Экспансия, как мы уже увидели, связана с физическим ростом города и расширением технических служб, которые сделали городскую жизнь не только сносной, но и удобной, даже приятной. Некоторые из этих основополагающих потребностей городской жизни возможны лишь благодаря колоссальному развитию коммунального существования. Три миллиона людей, живущих в Чикаго, зависят от единой системы водоснабжения, одной гигантской газовой компании и одной огромной электростанции. Между тем, как и большинство других аспектов нашей коммунальной городской жизни, это экономическое сотрудничество представляет собой пример кооперации, в которой нет и доли того «духа сотрудничества», который в ней обычно предполагают. Крупные муниципальные службы являются частью механизации жизни в больших городах и почти или вовсе не имеют значения для социальной организации.
Тем не менее процессы экспансии, и особенно ее темпы, можно изучать не только в физическом росте и развитии бизнеса, но и в вытекающих из них изменениях в социальной организации и личностных типах. Насколько рост города в его физическом и техническом аспектах сопровождается естественной, но адекватной перестройкой в социальной организации? Какой темп экспансии является для города нормальным, то есть таким, за которым могли бы успешно поспеть управляемые изменения в социальной организации?
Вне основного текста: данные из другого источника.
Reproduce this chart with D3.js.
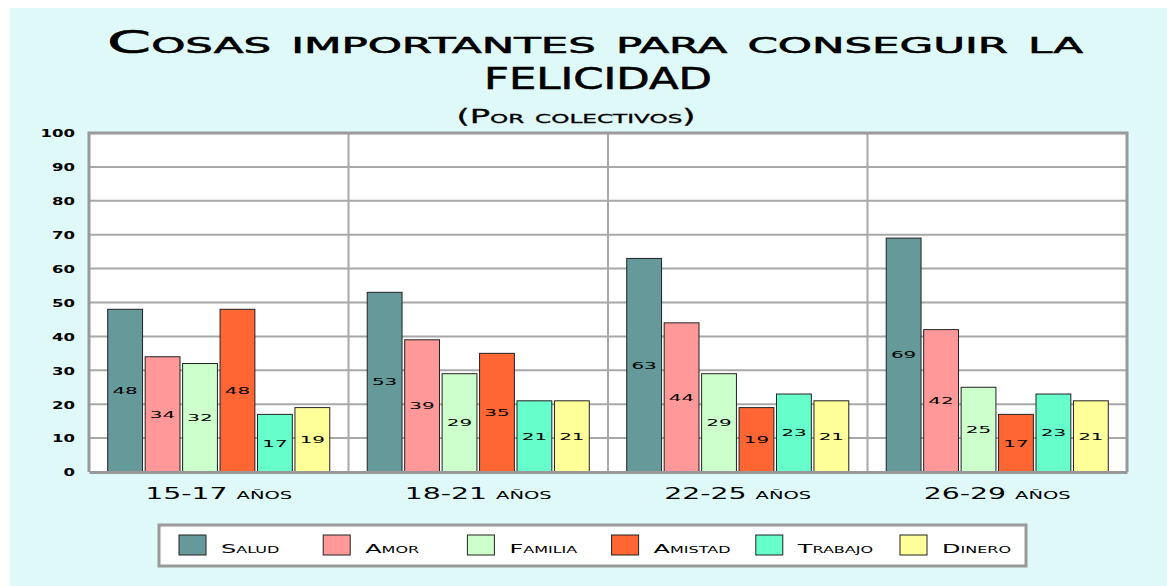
<!DOCTYPE html>
<html>
<head>
<meta charset="utf-8">
<script src="https://cdn.jsdelivr.net/npm/d3@7"></script>
<style>
  html, body { margin: 0; padding: 0; background: #ffffff; }
  svg { display: block; }
  text { font-family: "DejaVu Sans", sans-serif; font-variant: small-caps; fill: #000; }
</style>
</head>
<body>
<svg id="chart" width="1167" height="586"></svg>
<script>
// ---- data ----
const categories = ["15-17 años", "18-21 años", "22-25 años", "26-29 años"];
const seriesNames = ["Salud", "Amor", "Familia", "Amistad", "Trabajo", "Dinero"];
const salud   = [48, 53, 63, 69];
const amor    = [34, 39, 44, 42];
const familia = [32, 29, 29, 25];
const amistad = [48, 35, 19, 17];
const trabajo = [17, 21, 23, 23];
const dinero  = [19, 21, 21, 21];
const yTicks = [0, 10, 20, 30, 40, 50, 60, 70, 80, 90, 100];
const titleLines = ["Cosas importantes para conseguir la", "FELICIDAD"];
const subtitle = "(Por colectivos)";
const colors = ["#669999", "#FF9999", "#CCFFCC", "#FF6633", "#66FFCC", "#FFFF99"];

const seriesValues = [salud, amor, familia, amistad, trabajo, dinero];
const table = [];
categories.forEach((c, ci) => {
  seriesNames.forEach((s, si) => table.push({cat: c, series: s, si: si, value: seriesValues[si][ci]}));
});

// ---- layout ----
const svg = d3.select("#chart");
const W = 1167, H = 586;
const plot = {left: 89, right: 1127, top: 133, bottom: 472};

function fitWidth(sel, w) {
  sel.attr("textLength", w).attr("lengthAdjust", "spacingAndGlyphs");
}
function stretch(sel, f) {
  sel.each(function() {
    const n = this.getComputedTextLength();
    d3.select(this).attr("textLength", n * f).attr("lengthAdjust", "spacingAndGlyphs");
  });
}

// background
svg.append("rect").attr("x", 10).attr("y", 8).attr("width", W - 10).attr("height", H - 8).attr("fill", "#dff8f8");

// title
svg.append("text").attr("x", 595).attr("y", 53).attr("text-anchor", "middle")
  .attr("font-size", 32).attr("stroke", "#000").attr("stroke-width", 0.6)
  .text(titleLines[0]).call(fitWidth, 976);
svg.append("text").attr("x", 598).attr("y", 89).attr("text-anchor", "middle")
  .attr("font-size", 30).attr("stroke", "#000").attr("stroke-width", 0.6)
  .text(titleLines[1]).call(fitWidth, 228);
svg.append("text").attr("x", 576).attr("y", 123).attr("text-anchor", "middle")
  .attr("font-size", 19).attr("stroke", "#000").attr("stroke-width", 0.3)
  .text(subtitle).call(fitWidth, 239);

// scales
const x0 = d3.scaleBand().domain(categories).range([plot.left, plot.right]).paddingInner(0).paddingOuter(0);
const x1 = d3.scaleBand().domain(seriesNames).range([0, x0.bandwidth()]).paddingInner(0.07).paddingOuter(0.5);
const y = d3.scaleLinear().domain([0, 100]).range([plot.bottom, plot.top]);
const color = d3.scaleOrdinal().domain(seriesNames).range(colors);

// plot background
svg.append("rect").attr("x", plot.left).attr("y", plot.top)
  .attr("width", plot.right - plot.left).attr("height", plot.bottom - plot.top).attr("fill", "#ffffff");

// horizontal gridlines
svg.append("g").selectAll("line").data(yTicks.filter(t => t > 0 && t < 100)).join("line")
  .attr("x1", plot.left).attr("x2", plot.right)
  .attr("y1", d => y(d)).attr("y2", d => y(d))
  .attr("stroke", "#a8a8a8").attr("stroke-width", 2);

// vertical separators
svg.append("g").selectAll("line").data(categories.slice(1)).join("line")
  .attr("x1", d => x0(d)).attr("x2", d => x0(d))
  .attr("y1", plot.top).attr("y2", plot.bottom)
  .attr("stroke", "#a8a8a8").attr("stroke-width", 2);

// frame (top, left, right)
svg.append("path")
  .attr("d", `M${plot.left},${plot.bottom}V${plot.top}H${plot.right}V${plot.bottom}`)
  .attr("fill", "none").attr("stroke", "#999999").attr("stroke-width", 3);

// y axis labels
const yAxis = d3.axisLeft(y).tickValues(yTicks).tickSize(0).tickPadding(14);
const yg = svg.append("g").attr("transform", `translate(${plot.left},0)`).call(yAxis);
yg.select(".domain").remove();
yg.selectAll("text").attr("font-size", 11).attr("font-weight", "bold")
  .attr("font-family", "DejaVu Sans").attr("fill", "#000").attr("dy", "0.35em").call(stretch, 1.5);

// bars
const bars = svg.append("g");
bars.selectAll("rect").data(table).join("rect")
  .attr("x", d => x0(d.cat) + x1(d.series))
  .attr("y", d => y(d.value))
  .attr("width", x1.bandwidth())
  .attr("height", d => y(0) - y(d.value))
  .attr("fill", d => color(d.series))
  .attr("stroke", "#222").attr("stroke-width", 1);

// value labels
svg.append("g").selectAll("text").data(table).join("text")
  .attr("x", d => x0(d.cat) + x1(d.series) + x1.bandwidth() / 2)
  .attr("y", d => (y(d.value) + y(0)) / 2)
  .attr("dy", "0.35em")
  .attr("text-anchor", "middle")
  .attr("font-size", 9.5)
  .text(d => d.value)
  .call(stretch, 2.1);

// x axis
const xAxis = d3.axisBottom(x0).tickSize(0).tickPadding(16);
const xg = svg.append("g").attr("transform", `translate(0,${plot.bottom})`).call(xAxis);
xg.select(".domain").attr("stroke", "#999999").attr("stroke-width", 3);
xg.selectAll("text").attr("font-size", 16).attr("font-family", "DejaVu Sans").attr("fill", "#000")
  .attr("dy", "0.71em").call(stretch, 1.77);

// legend
const legend = svg.append("g");
legend.append("rect").attr("x", 159).attr("y", 525).attr("width", 867).attr("height", 41)
  .attr("fill", "#ffffff").attr("stroke", "#999999").attr("stroke-width", 3);
const items = legend.selectAll("g.item").data(seriesNames).join("g").attr("class", "item")
  .attr("transform", (d, i) => `translate(${179 + i * 144.2},535)`);
items.append("rect").attr("width", 27).attr("height", 20)
  .attr("fill", d => color(d)).attr("stroke", "#222").attr("stroke-width", 1);
items.append("text").attr("x", 42).attr("y", 18).attr("font-size", 12).text(d => d).call(stretch, 2.0);
</script>
</body>
</html>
На эти вопросы, пожалуй, легче всего ответить, если мыслить городской рост как результат организации и дезорганизации, аналогичных анаболическим и катаболическим процессам в метаболизме живого тела. Каким образом индивиды инкорпорируются в жизнь города? Благодаря какому процессу человек становится органической частью своего общества? Естественный процесс усвоения культуры начинается с рождения. Человек рождается в семье, уже приспособленной к социальной среде – в данном случае к современному городу. В качестве естественного прироста населения, наиболее благоприятного для ассимиляции, можно, следовательно, принять преобладание рождаемости над смертностью. Но является ли это нормой для роста города? Определенно, современные города повышали и повышают численность своего населения с гораздо более высокой скоростью. Между тем естественный темп прироста можно использовать как мерило для расстройств метаболизма, вызываемых любым избыточным приростом, например расстройств, которые последовали за великим наплывом негров с Юга в северные города после войны. Аналогичным образом все города демонстрируют отклонения в половозрастном составе от стандартного населения, каковым является население Швеции, не затронутое в последнее время великими волнами эмиграции или иммиграции. Опять-таки эти заметные отклонения, как, например, любое значительное преобладание мужчин над женщинами или женщин над мужчинами, искаженные численные пропорции детей или взрослых мужчин и женщин в населении, являются симптомами аномалий в социальном метаболизме.
Обычно процессы дезорганизации и организации могут рассматриваться как взаимно связанные друг с другом и как сообща подталкивающие равновесие социального порядка к цели, неявно или определенно трактуемой в качестве прогрессивной. Поскольку дезорганизация ведет к реорганизации и обеспечивает более эффективное приспособление, дезорганизацию мы должны понимать не как патологический, а как нормальный процесс. Дезорганизация как первый шаг к реорганизации установок и поведения почти неизменно становится уделом человека, только что поселившегося в городе. Расставание с привычным, которое зачастую совпадало для него с моральным, нередко сопровождается мучительным душевным конфликтом и переживанием личной потери. Но, пожалуй, чаще всего такое изменение рано или поздно приносит чувство избавления и стремление к новым ориентирам.